§ Exercise brief: Can you transcribe every line exactly and leave the pictures behind?

§ Supplied data:
⁂

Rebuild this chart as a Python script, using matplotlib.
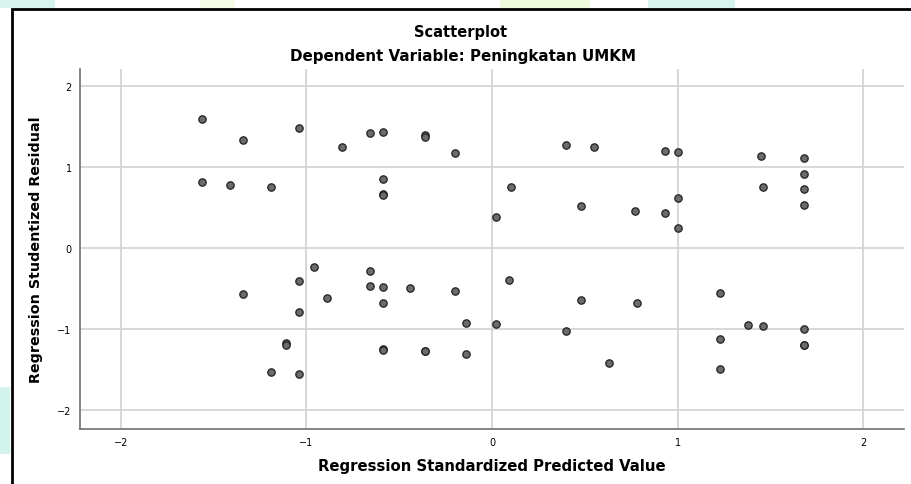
import matplotlib.pyplot as plt
from matplotlib.patches import Rectangle

# standardized predicted value vs studentized residual
pred = [-1.56, -1.34, -1.04, -0.81, -0.66, -0.59, -0.36, -0.36, -0.20,
        -1.56, -1.41, -1.19, -0.59, -0.59, -0.59, 0.02,
        0.40, 0.55, 0.93, 1.00, 1.45, 1.68, 1.68, 1.68, 1.68, 1.46,
        0.10, 0.48, 0.77, 0.93, 1.00, 1.00,
        -0.96, -0.66, -1.04, -1.34, -0.66, -0.59, -0.44, -0.20, -0.89, -0.59,
        -1.04, -0.14, 0.02, -1.11, -1.11, -0.59, -0.59, -0.36, -0.36, -0.14,
        -1.19, -1.04,
        0.09, 0.48, 0.78, 0.40, 0.63, 1.23, 1.23, 1.23, 1.38, 1.46,
        1.68, 1.68, 1.68]
resid = [1.59, 1.34, 1.48, 1.25, 1.42, 1.43, 1.39, 1.37, 1.18,
         0.82, 0.78, 0.75, 0.85, 0.67, 0.66, 0.39,
         1.27, 1.25, 1.20, 1.19, 1.14, 1.11, 0.92, 0.73, 0.53, 0.76,
         0.75, 0.52, 0.46, 0.44, 0.62, 0.25,
         -0.23, -0.28, -0.41, -0.56, -0.47, -0.48, -0.49, -0.53, -0.62, -0.67,
         -0.79, -0.92, -0.94, -1.17, -1.19, -1.24, -1.25, -1.27, -1.27, -1.30,
         -1.53, -1.55,
         -0.39, -0.64, -0.67, -1.02, -1.42, -0.55, -1.12, -1.49, -0.95, -0.96,
         -1.00, -1.19, -1.20]

fig = plt.figure(figsize=(9.11, 4.85), dpi=100)
W, H = 911, 485

# faint watermark bits outside the frame
for x0, x1, y0, y1, c in [(0, 55, 476, 485, '#d6f3ee'), (200, 235, 476, 485, '#f4fbe6'),
                          (500, 590, 476, 485, '#eefadb'), (648, 735, 476, 485, '#d6f3ee'),
                          (0, 10, 30, 97, '#d3f3ed')]:
    fig.patches.append(Rectangle((x0 / W, y0 / H), (x1 - x0) / W, (y1 - y0) / H,
                                 transform=fig.transFigure, color=c, lw=0, zorder=0))
# frame around the chart
fig.patches.append(Rectangle((11.5 / W, -0.1), 1.2, 1.1 - 9.5 / H, transform=fig.transFigure,
                             fill=False, ec='black', lw=2, zorder=1))

ax = fig.add_axes([80 / W, (H - 430) / H, (904 - 80) / W, (430 - 70) / H])
ax.scatter(pred, resid, s=28, c='#6b6b6b', edgecolors='#202020', linewidths=0.9, zorder=3)

ax.set_xlim(-2.22, 2.22)
ax.set_ylim(-2.23, 2.21)
ax.set_xticks([-2, -1, 0, 1, 2])
ax.set_yticks([-2, -1, 0, 1, 2])
ax.grid(True, color='#d4d4d4', lw=1.3)
ax.set_axisbelow(True)
ax.tick_params(length=0, labelsize=7, pad=6)
for s in ['top', 'right']:
    ax.spines[s].set_visible(False)
for s in ['left', 'bottom']:
    ax.spines[s].set_color('#707070')
    ax.spines[s].set_linewidth(1.2)

ax.set_xlabel('Regression Standardized Predicted Value', fontsize=10.7, fontweight='bold', labelpad=8)
ax.set_ylabel('Regression Studentized Residual', fontsize=10.3, fontweight='bold', labelpad=10)

fig.text(461 / W, 1 - 32 / H, 'Scatterplot', ha='center', va='center',
         fontsize=10.5, fontweight='bold')
fig.text(463 / W, 1 - 57 / H, 'Dependent Variable: Peningkatan UMKM', ha='center', va='center',
         fontsize=10.9, fontweight='bold')

fig.savefig('out.png', dpi=100)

⁂

§ Task answer:
Rebuild this chart as a Python script, using matplotlib.
import matplotlib.pyplot as plt
from matplotlib.patches import Rectangle

# standardized predicted value vs studentized residual
pred = [-1.56, -1.34, -1.04, -0.81, -0.66, -0.59, -0.36, -0.36, -0.20,
        -1.56, -1.41, -1.19, -0.59, -0.59, -0.59, 0.02,
        0.40, 0.55, 0.93, 1.00, 1.45, 1.68, 1.68, 1.68, 1.68, 1.46,
        0.10, 0.48, 0.77, 0.93, 1.00, 1.00,
        -0.96, -0.66, -1.04, -1.34, -0.66, -0.59, -0.44, -0.20, -0.89, -0.59,
        -1.04, -0.14, 0.02, -1.11, -1.11, -0.59, -0.59, -0.36, -0.36, -0.14,
        -1.19, -1.04,
        0.09, 0.48, 0.78, 0.40, 0.63, 1.23, 1.23, 1.23, 1.38, 1.46,
        1.68, 1.68, 1.68]
resid = [1.59, 1.34, 1.48, 1.25, 1.42, 1.43, 1.39, 1.37, 1.18,
         0.82, 0.78, 0.75, 0.85, 0.67, 0.66, 0.39,
         1.27, 1.25, 1.20, 1.19, 1.14, 1.11, 0.92, 0.73, 0.53, 0.76,
         0.75, 0.52, 0.46, 0.44, 0.62, 0.25,
         -0.23, -0.28, -0.41, -0.56, -0.47, -0.48, -0.49, -0.53, -0.62, -0.67,
         -0.79, -0.92, -0.94, -1.17, -1.19, -1.24, -1.25, -1.27, -1.27, -1.30,
         -1.53, -1.55,
         -0.39, -0.64, -0.67, -1.02, -1.42, -0.55, -1.12, -1.49, -0.95, -0.96,
         -1.00, -1.19, -1.20]

fig = plt.figure(figsize=(9.11, 4.85), dpi=100)
W, H = 911, 485

# faint watermark bits outside the frame
for x0, x1, y0, y1, c in [(0, 55, 476, 485, '#d6f3ee'), (200, 235, 476, 485, '#f4fbe6'),
                          (500, 590, 476, 485, '#eefadb'), (648, 735, 476, 485, '#d6f3ee'),
                          (0, 10, 30, 97, '#d3f3ed')]:
    fig.patches.append(Rectangle((x0 / W, y0 / H), (x1 - x0) / W, (y1 - y0) / H,
                                 transform=fig.transFigure, color=c, lw=0, zorder=0))
# frame around the chart
fig.patches.append(Rectangle((11.5 / W, -0.1), 1.2, 1.1 - 9.5 / H, transform=fig.transFigure,
                             fill=False, ec='black', lw=2, zorder=1))

ax = fig.add_axes([80 / W, (H - 430) / H, (904 - 80) / W, (430 - 70) / H])
ax.scatter(pred, resid, s=28, c='#6b6b6b', edgecolors='#202020', linewidths=0.9, zorder=3)

ax.set_xlim(-2.22, 2.22)
ax.set_ylim(-2.23, 2.21)
ax.set_xticks([-2, -1, 0, 1, 2])
ax.set_yticks([-2, -1, 0, 1, 2])
ax.grid(True, color='#d4d4d4', lw=1.3)
ax.set_axisbelow(True)
ax.tick_params(length=0, labelsize=7, pad=6)
for s in ['top', 'right']:
    ax.spines[s].set_visible(False)
for s in ['left', 'bottom']:
    ax.spines[s].set_color('#707070')
    ax.spines[s].set_linewidth(1.2)

ax.set_xlabel('Regression Standardized Predicted Value', fontsize=10.7, fontweight='bold', labelpad=8)
ax.set_ylabel('Regression Studentized Residual', fontsize=10.3, fontweight='bold', labelpad=10)

fig.text(461 / W, 1 - 32 / H, 'Scatterplot', ha='center', va='center',
         fontsize=10.5, fontweight='bold')
fig.text(463 / W, 1 - 57 / H, 'Dependent Variable: Peningkatan UMKM', ha='center', va='center',
         fontsize=10.9, fontweight='bold')

fig.savefig('out.png', dpi=100)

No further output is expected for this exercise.